The prey came closer and for one sense-shattering moment it seemed it would be out of reach. Then it lurched slightly to one side as it struck a hump in the ground and the vine’s tip reached out and grasped, secured a hold, wound itself in a maddened grip and hauled, hauled with all the might of almost a quarter mile of trailing power.

Inside the ground car, Don Mackenzie felt the machine lurch sickeningly, kicked up the power and spun the tractor on its churning treads in an effort to break loose.

Back of him Bradford Smith uttered a startled whoop and dived for an energy gun that had broken from its rack and was skidding across the floor. Nellie, upset by the lurch, was flat on her back, jammed into a corner. The Encyclopedia, at the moment of shock, had whipped out its coiled-up taproot and tied up to a pipe. Now, like an anchored turtle, it swayed pendulum-wise across the floor.

Glass tinkled and metal screeched on metal as Nellie thrashed to regain her feet. The ground car reared and seemed to paw the air, slid about and plowed great furrows in the ground.

“It’s a vine!” shrieked Smith.

Mackenzie nodded, grim-lipped, fighting the wheel. As the car slewed around, he saw the arcing loops of the attacker, reaching from the grove of rifle trees. Something pinged against the vision plate, shattered into a puff of dust. The rifle trees were limbering up.

Mackenzie tramped on the power, swung the car in a wide circle, giving the vine some slack, then quartered and charged across the prairie while the vine twisted and flailed the air in looping madness. If only he could build up speed, slap into the stretched-out vine full tilt, Mackenzie was sure he could break its hold. In a straight pull, escape would have been hopeless, for the vine, once fastened on a thing, was no less than a steel cable of strength and determination.

Smith had managed to get a port open, was trying to shoot, the energy gun crackling weirdly. The car rocked from side to side, gaining speed while bulletlike seeds from the rifle trees pinged and whined against it.

Mackenzie braced himself and yelled at Smith. They must be nearing the end of their run. Any minute now would come the jolt as they rammed into the tension of the outstretched vine.

It came with terrifying suddenness, a rending thud. Instinctively, Mackenzie threw up his arms to protect himself, for one startled moment knew he was being hurled into the vision plate. A gigantic burst of flame flared in his head and filled the universe. Then he was floating through darkness that was cool and soft and he found himself thinking that everything would be all right, everything would be … everything—

But everything wasn’t all right. He knew that the moment he opened his eyes and stared up into the mass of tangled wreckage that hung above him. For many seconds he did not move, did not even wonder where he was. Then he stirred and a piece of steel bit into his leg. Carefully he slid his leg upward, clearing it of the steel. Cloth ripped with an angry snarl, but his leg came free.

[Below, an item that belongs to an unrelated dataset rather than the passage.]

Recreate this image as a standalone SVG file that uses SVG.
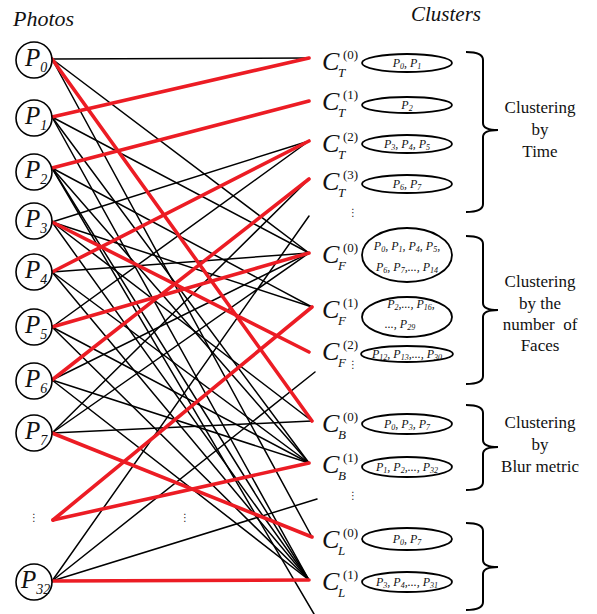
<svg xmlns="http://www.w3.org/2000/svg" width="597" height="614" viewBox="0 0 597 614">
<style>
.bk{stroke:#000;stroke-width:1.5;fill:none;stroke-linecap:round}
.rd{stroke:#ec1c24;stroke-width:3.6;fill:none;stroke-linecap:round}
.ph{fill:#fff;stroke:#000;stroke-width:1.6}
.el{fill:#fff;stroke:#000;stroke-width:1.8}
.br{fill:none;stroke:#000;stroke-width:2}
.it{font-family:"Liberation Serif","Times New Roman",serif;font-style:italic;fill:#111}
.rm{font-family:"Liberation Serif","Times New Roman",serif;fill:#111}
.pl{font-size:25px}
.ps{font-size:14px}
.cl{font-size:26px}
.sup{font-size:13px;font-style:normal}
.sub{font-size:13px}
.m{font-size:12px;text-anchor:middle}
.s{font-size:8px}
.tx{font-size:17px;text-anchor:middle}
.dt{font-family:"DejaVu Sans",sans-serif;font-size:10px;fill:#222;text-anchor:middle}
</style>
<text class="it" x="13" y="26" font-size="22">Photos</text>
<text class="it" x="411" y="21" font-size="21">Clusters</text>
<g id="connectors">
<line class="bk" x1="52" y1="59" x2="309" y2="58"/>
<line class="bk" x1="52" y1="59" x2="309" y2="253"/>
<line class="bk" x1="52" y1="59" x2="312" y2="537"/>
<line class="bk" x1="52" y1="117" x2="309" y2="253"/>
<line class="bk" x1="52" y1="117" x2="309" y2="463"/>
<line class="bk" x1="52" y1="117" x2="309" y2="580"/>
<line class="bk" x1="52" y1="168" x2="312" y2="307"/>
<line class="bk" x1="52" y1="168" x2="309" y2="463"/>
<line class="bk" x1="52" y1="168" x2="309" y2="580"/>
<line class="bk" x1="52" y1="168" x2="314" y2="614"/>
<line class="bk" x1="52" y1="222" x2="309" y2="141"/>
<line class="bk" x1="52" y1="222" x2="312" y2="307"/>
<line class="bk" x1="52" y1="222" x2="312" y2="421"/>
<line class="bk" x1="52" y1="222" x2="309" y2="580"/>
<line class="bk" x1="52" y1="272" x2="309" y2="253"/>
<line class="bk" x1="52" y1="272" x2="309" y2="463"/>
<line class="bk" x1="52" y1="272" x2="309" y2="580"/>
<line class="bk" x1="52" y1="327" x2="309" y2="141"/>
<line class="bk" x1="52" y1="327" x2="309" y2="463"/>
<line class="bk" x1="52" y1="327" x2="309" y2="580"/>
<line class="bk" x1="52" y1="380" x2="309" y2="253"/>
<line class="bk" x1="52" y1="380" x2="309" y2="463"/>
<line class="bk" x1="52" y1="380" x2="309" y2="580"/>
<line class="bk" x1="52" y1="433" x2="309" y2="179"/>
<line class="bk" x1="52" y1="433" x2="309" y2="253"/>
<line class="bk" x1="52" y1="433" x2="312" y2="421"/>
<line class="bk" x1="52" y1="581" x2="309" y2="216"/>
<line class="bk" x1="52" y1="581" x2="315" y2="372"/>
<line class="bk" x1="52" y1="581" x2="317" y2="499"/>
<line class="rd" x1="52" y1="59" x2="312" y2="421"/>
<line class="rd" x1="52" y1="117" x2="309" y2="58"/>
<line class="rd" x1="52" y1="168" x2="309" y2="101"/>
<line class="rd" x1="52" y1="222" x2="309" y2="352"/>
<line class="rd" x1="52" y1="272" x2="309" y2="141"/>
<line class="rd" x1="52" y1="327" x2="309" y2="253"/>
<line class="rd" x1="52" y1="380" x2="309" y2="179"/>
<line class="rd" x1="52" y1="433" x2="312" y2="537"/>
<line class="rd" x1="53" y1="520" x2="312" y2="307"/>
<line class="rd" x1="53" y1="520" x2="309" y2="463"/>
<line class="rd" x1="52" y1="581" x2="309" y2="580"/>
</g>
<g id="P0"><circle class="ph" cx="34" cy="60" r="18"/><text class="it" x="25" y="66"><tspan class="pl">P</tspan><tspan class="ps" dy="6">0</tspan></text></g>
<g id="P1"><circle class="ph" cx="34" cy="118" r="18"/><text class="it" x="25" y="124"><tspan class="pl">P</tspan><tspan class="ps" dy="6">1</tspan></text></g>
<g id="P2"><circle class="ph" cx="34" cy="172" r="18"/><text class="it" x="25" y="178"><tspan class="pl">P</tspan><tspan class="ps" dy="6">2</tspan></text></g>
<g id="P3"><circle class="ph" cx="34" cy="221" r="18"/><text class="it" x="25" y="227"><tspan class="pl">P</tspan><tspan class="ps" dy="6">3</tspan></text></g>
<g id="P4"><circle class="ph" cx="34" cy="272" r="18"/><text class="it" x="25" y="278"><tspan class="pl">P</tspan><tspan class="ps" dy="6">4</tspan></text></g>
<g id="P5"><circle class="ph" cx="34" cy="327" r="18"/><text class="it" x="25" y="333"><tspan class="pl">P</tspan><tspan class="ps" dy="6">5</tspan></text></g>
<g id="P6"><circle class="ph" cx="34" cy="381" r="18"/><text class="it" x="25" y="387"><tspan class="pl">P</tspan><tspan class="ps" dy="6">6</tspan></text></g>
<g id="P7"><circle class="ph" cx="34" cy="433" r="18"/><text class="it" x="25" y="439"><tspan class="pl">P</tspan><tspan class="ps" dy="6">7</tspan></text></g>
<g id="Pdots"><text class="dt" x="34" y="521">⋮</text></g>
<g id="P32"><circle class="ph" cx="34" cy="582" r="18"/><text class="it" x="21" y="588"><tspan class="pl">P</tspan><tspan class="ps" dy="6">32</tspan></text></g>
<g id="middots"><text class="dt" x="185" y="521">⋮</text></g>

<g id="CT0"><text class="it cl" x="322" y="70">C</text><text class="rm sup" x="343" y="59">(0)</text><text class="it sub" x="338" y="77">T</text>
<ellipse class="el" cx="407" cy="63" rx="45" ry="9"/><text class="it m" x="407" y="67">P<tspan class="s" dy="2">0</tspan><tspan dy="-2">, P</tspan><tspan class="s" dy="2">1</tspan></text></g>
<g id="CT1"><text class="it cl" x="322" y="110">C</text><text class="rm sup" x="343" y="99">(1)</text><text class="it sub" x="338" y="117">T</text>
<ellipse class="el" cx="407" cy="105" rx="45" ry="8"/><text class="it m" x="407" y="109">P<tspan class="s" dy="2">2</tspan></text></g>
<g id="CT2"><text class="it cl" x="322" y="152">C</text><text class="rm sup" x="343" y="141">(2)</text><text class="it sub" x="338" y="159">T</text>
<ellipse class="el" cx="407" cy="144" rx="45" ry="9"/><text class="it m" x="407" y="148">P<tspan class="s" dy="2">3</tspan><tspan dy="-2">, P</tspan><tspan class="s" dy="2">4</tspan><tspan dy="-2">, P</tspan><tspan class="s" dy="2">5</tspan></text></g>
<g id="CT3"><text class="it cl" x="322" y="190">C</text><text class="rm sup" x="343" y="179">(3)</text><text class="it sub" x="338" y="197">T</text>
<ellipse class="el" cx="407" cy="184" rx="45" ry="9"/><text class="it m" x="407" y="188">P<tspan class="s" dy="2">6</tspan><tspan dy="-2">, P</tspan><tspan class="s" dy="2">7</tspan></text></g>
<g id="CTdots"><text class="dt" x="353" y="216">⋮</text></g>

<g id="CF0"><text class="it cl" x="322" y="263">C</text><text class="rm sup" x="343" y="252">(0)</text><text class="it sub" x="338" y="270">F</text>
<ellipse class="el" cx="407" cy="255" rx="45" ry="27"/><text class="it m" x="407" y="250">P<tspan class="s" dy="2">0</tspan><tspan dy="-2">, P</tspan><tspan class="s" dy="2">1</tspan><tspan dy="-2">, P</tspan><tspan class="s" dy="2">4</tspan><tspan dy="-2">, P</tspan><tspan class="s" dy="2">5</tspan><tspan dy="-2">,</tspan></text>
<text class="it m" x="407" y="271">P<tspan class="s" dy="2">6</tspan><tspan dy="-2">, P</tspan><tspan class="s" dy="2">7</tspan><tspan dy="-2">,..., P</tspan><tspan class="s" dy="2">14</tspan></text></g>
<g id="CF1"><text class="it cl" x="322" y="318">C</text><text class="rm sup" x="343" y="307">(1)</text><text class="it sub" x="338" y="325">F</text>
<ellipse class="el" cx="407" cy="317" rx="45" ry="20"/><text class="it m" x="411" y="308">P<tspan class="s" dy="2">2</tspan><tspan dy="-2">,..., P</tspan><tspan class="s" dy="2">16</tspan><tspan dy="-2">,</tspan></text>
<text class="it m" x="400" y="328">..., P<tspan class="s" dy="2">29</tspan></text></g>
<g id="CF2"><text class="it cl" x="322" y="360">C</text><text class="rm sup" x="343" y="349">(2)</text><text class="it sub" x="338" y="367">F</text>
<ellipse class="el" cx="407" cy="354" rx="46" ry="8"/><text class="it m" x="407" y="358">P<tspan class="s" dy="2">12</tspan><tspan dy="-2">, P</tspan><tspan class="s" dy="2">13</tspan><tspan dy="-2">,..., P</tspan><tspan class="s" dy="2">30</tspan></text></g>
<g id="CFdots"><text class="dt" x="353" y="368">⋮</text></g>

<g id="CB0"><text class="it cl" x="322" y="432">C</text><text class="rm sup" x="343" y="421">(0)</text><text class="it sub" x="338" y="439">B</text>
<ellipse class="el" cx="407" cy="424" rx="45" ry="10"/><text class="it m" x="407" y="428">P<tspan class="s" dy="2">0</tspan><tspan dy="-2">, P</tspan><tspan class="s" dy="2">3</tspan><tspan dy="-2">, P</tspan><tspan class="s" dy="2">7</tspan></text></g>
<g id="CB1"><text class="it cl" x="322" y="473">C</text><text class="rm sup" x="343" y="462">(1)</text><text class="it sub" x="338" y="480">B</text>
<ellipse class="el" cx="407" cy="467" rx="45" ry="10"/><text class="it m" x="407" y="471">P<tspan class="s" dy="2">1</tspan><tspan dy="-2">, P</tspan><tspan class="s" dy="2">2</tspan><tspan dy="-2">,..., P</tspan><tspan class="s" dy="2">32</tspan></text></g>
<g id="CBdots"><text class="dt" x="353" y="499">⋮</text></g>

<g id="CL0"><text class="it cl" x="322" y="548">C</text><text class="rm sup" x="343" y="537">(0)</text><text class="it sub" x="338" y="555">L</text>
<ellipse class="el" cx="407" cy="539" rx="45" ry="11"/><text class="it m" x="407" y="543">P<tspan class="s" dy="2">0</tspan><tspan dy="-2">, P</tspan><tspan class="s" dy="2">7</tspan></text></g>
<g id="CL1"><text class="it cl" x="322" y="590">C</text><text class="rm sup" x="343" y="579">(1)</text><text class="it sub" x="338" y="597">L</text>
<ellipse class="el" cx="407" cy="582" rx="45" ry="10"/><text class="it m" x="407" y="586">P<tspan class="s" dy="2">3</tspan><tspan dy="-2">, P</tspan><tspan class="s" dy="2">4</tspan><tspan dy="-2">,..., P</tspan><tspan class="s" dy="2">31</tspan></text></g>

<g id="braceTime"><path class="br" d="M466,52 Q483,52 483,60 L483,123 Q483,130 498,130 Q483,130 483,137 L483,204 Q483,212 466,212"/>
<text class="rm tx" x="540" y="113">Clustering</text><text class="rm tx" x="540" y="135">by</text><text class="rm tx" x="540" y="157">Time</text></g>
<g id="braceFaces"><path class="br" d="M466,236 Q483,236 483,244 L483,303 Q483,310 498,310 Q483,310 483,317 L483,376 Q483,384 466,384"/>
<text class="rm tx" x="540" y="287">Clustering</text><text class="rm tx" x="540" y="309">by the</text><text class="rm tx" x="540" y="330" xml:space="preserve">number  of</text><text class="rm tx" x="540" y="351">Faces</text></g>
<g id="braceBlur"><path class="br" d="M466,405 Q483,405 483,413 L483,440 Q483,447 498,447 Q483,447 483,454 L483,482 Q483,490 466,490"/>
<text class="rm tx" x="540" y="428">Clustering</text><text class="rm tx" x="540" y="450">by</text><text class="rm tx" x="540" y="472">Blur metric</text></g>
<g id="braceL"><path class="br" d="M466,523 Q483,523 483,531 L483,560 Q483,567 498,567 Q483,567 483,574 L483,602 Q483,610 466,610"/></g>
</svg>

“Lie still, you lug,” something said, almost as if it were a voice from inside of him.

Mackenzie chuckled. “So you’re all right,” he said.

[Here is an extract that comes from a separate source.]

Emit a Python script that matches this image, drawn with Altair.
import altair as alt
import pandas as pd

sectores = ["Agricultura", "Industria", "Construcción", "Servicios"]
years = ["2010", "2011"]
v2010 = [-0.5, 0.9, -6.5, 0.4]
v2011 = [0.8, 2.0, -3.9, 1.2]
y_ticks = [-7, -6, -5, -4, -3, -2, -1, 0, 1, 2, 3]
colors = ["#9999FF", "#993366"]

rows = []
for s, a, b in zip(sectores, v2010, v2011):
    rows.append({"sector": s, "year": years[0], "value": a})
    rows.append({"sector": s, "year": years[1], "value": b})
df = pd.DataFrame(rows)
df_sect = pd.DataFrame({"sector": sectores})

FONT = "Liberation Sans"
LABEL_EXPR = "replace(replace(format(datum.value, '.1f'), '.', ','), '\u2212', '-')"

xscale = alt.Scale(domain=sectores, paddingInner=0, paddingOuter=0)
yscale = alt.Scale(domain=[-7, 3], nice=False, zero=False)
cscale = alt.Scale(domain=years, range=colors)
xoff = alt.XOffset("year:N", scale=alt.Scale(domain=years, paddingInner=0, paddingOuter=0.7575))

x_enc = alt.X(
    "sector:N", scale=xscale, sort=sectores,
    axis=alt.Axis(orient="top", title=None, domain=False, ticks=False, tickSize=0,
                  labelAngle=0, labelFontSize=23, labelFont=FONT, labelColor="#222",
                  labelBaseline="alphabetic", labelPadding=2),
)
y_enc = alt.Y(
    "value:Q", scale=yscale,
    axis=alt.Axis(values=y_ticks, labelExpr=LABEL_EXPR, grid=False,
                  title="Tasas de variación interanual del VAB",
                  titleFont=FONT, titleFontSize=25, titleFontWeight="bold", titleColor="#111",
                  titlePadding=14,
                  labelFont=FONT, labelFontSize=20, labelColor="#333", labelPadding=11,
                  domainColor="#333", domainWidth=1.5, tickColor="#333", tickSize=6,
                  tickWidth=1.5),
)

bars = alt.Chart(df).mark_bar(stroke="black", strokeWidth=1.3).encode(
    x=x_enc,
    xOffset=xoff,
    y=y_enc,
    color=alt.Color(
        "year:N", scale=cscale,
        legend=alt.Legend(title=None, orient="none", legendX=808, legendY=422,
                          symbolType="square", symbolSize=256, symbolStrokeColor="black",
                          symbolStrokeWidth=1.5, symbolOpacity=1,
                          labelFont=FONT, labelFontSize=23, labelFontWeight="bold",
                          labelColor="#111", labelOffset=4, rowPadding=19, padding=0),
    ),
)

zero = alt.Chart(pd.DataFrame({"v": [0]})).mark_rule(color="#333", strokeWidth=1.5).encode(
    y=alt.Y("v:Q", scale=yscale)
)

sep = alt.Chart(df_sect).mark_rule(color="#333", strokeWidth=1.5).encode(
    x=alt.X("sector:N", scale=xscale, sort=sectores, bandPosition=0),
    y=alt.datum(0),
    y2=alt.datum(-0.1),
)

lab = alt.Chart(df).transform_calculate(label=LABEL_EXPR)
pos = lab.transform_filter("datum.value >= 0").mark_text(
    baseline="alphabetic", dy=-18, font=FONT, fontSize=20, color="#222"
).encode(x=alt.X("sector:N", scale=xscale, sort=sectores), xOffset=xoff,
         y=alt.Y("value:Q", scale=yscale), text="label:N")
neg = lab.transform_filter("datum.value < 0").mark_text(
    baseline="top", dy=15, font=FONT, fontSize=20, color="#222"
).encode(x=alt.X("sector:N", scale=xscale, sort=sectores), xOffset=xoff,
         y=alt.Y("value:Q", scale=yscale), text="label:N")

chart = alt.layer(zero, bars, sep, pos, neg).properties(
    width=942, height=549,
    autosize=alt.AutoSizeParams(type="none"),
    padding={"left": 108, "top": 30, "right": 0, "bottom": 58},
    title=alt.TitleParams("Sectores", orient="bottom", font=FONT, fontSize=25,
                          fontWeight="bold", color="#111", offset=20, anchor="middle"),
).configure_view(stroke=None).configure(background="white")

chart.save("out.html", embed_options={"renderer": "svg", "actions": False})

“Sure. I’m all right,” said Nicodemus. “But you got some bruises and a scratch or two and you’re liable to have a headache if you—”

The voice trailed off and stopped. Nicodemus was busy. At the moment, he was the medicine cabinet, fashioning from pure energy those things that a man needed when he had a bruise or two and was scratched up some and might have a headache later.

Mackenzie lay on his back and stared up at the mass of tangled wreckage.

“Wonder how we’ll get out of here,” he said.

The wreckage above him stirred. A gadget of some sort fell away from the twisted mass and gashed his cheek. He swore—unenthusiastically.

Someone was calling his name and he answered.

The wreckage was jerked about violently, literally torn apart. Long metal arms reached down, gripped him by the shoulders and yanked him out, none too gently.